After a second showing of the tape, a TV announcer cited security officials as saying the woman gave no further details because "she was still suffering from the shock of the blasts and her subsequent arrest."

Al-Rishawi was arrested Sunday morning at a "safe house" in the same Amman suburb where her husband and the other two bombers rented a furnished apartment, a top Jordanian security official said.

Jordanian security was tipped off to her presence by al-Qaida in Iraq's claim of a female bomber, the official added, speaking on condition of anonymity because he was not authorized to speak to journalists. The group apparently assumed she was killed in the blasts.

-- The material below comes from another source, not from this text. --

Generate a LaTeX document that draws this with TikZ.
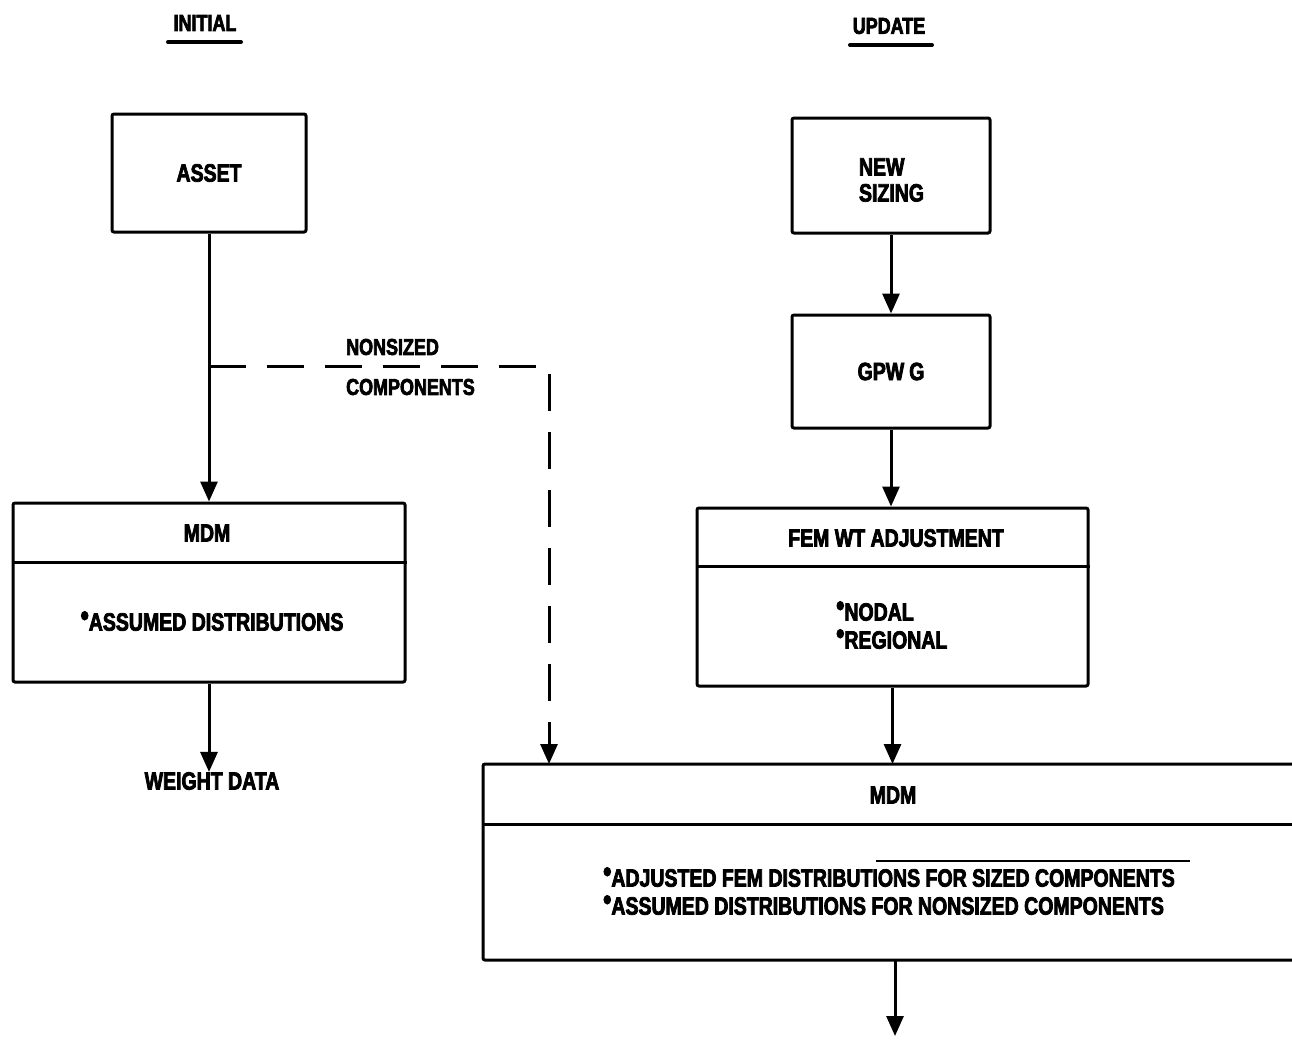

"There were leads that more people had been involved, but it was not clear that it was a woman and we had no idea on her nationality," the official said.

Al-Rishawi, who is from the volatile Anbar province town of Ramadi, west of Baghdad, said on state TV that she entered Jordan from Iraq four days before the attacks with her husband and two other men using fake passports. She said they rode across the border in a white car with a driver and another passenger.

"My husband arranged our trip from there, I don't know," she said, adding that they rented a furnished apartment in a middle-class suburb of western Amman. She said bombers took taxis to the hotels.

Jordan officials confirmed the three bombers were Iraqis. Al-Rishawi did not name the other two, but Jordanian authorities identified them as Rawad Jassem Mohammed Abed and Safaa Mohammed Ali, both 23.

Muasher said investigations showed no Jordanians were involved, but several local followers of al-Zarqawi have been arrested.

King Abdullah II told NBC's "Meet the Press" that "all Jordanians are unified, in that they want the people who are responsible for these crimes to be brought to justice."

"If we know where they are, even if it's beyond the borders of Jordan, we will give it the best shot possible to bring these people to justice," he said.

Jordanian counterterrorism officials believe al-Rishawi could provide significant leads into al-Zarqawi's whereabouts and his terrorist operations in Iraq.

But the officials, insisting on anonymity because of the sensitivity of their positions, also fear her capture may spur al-Zarqawi to avenge the arrest with more attacks in Jordan or against Jordanian interests abroad.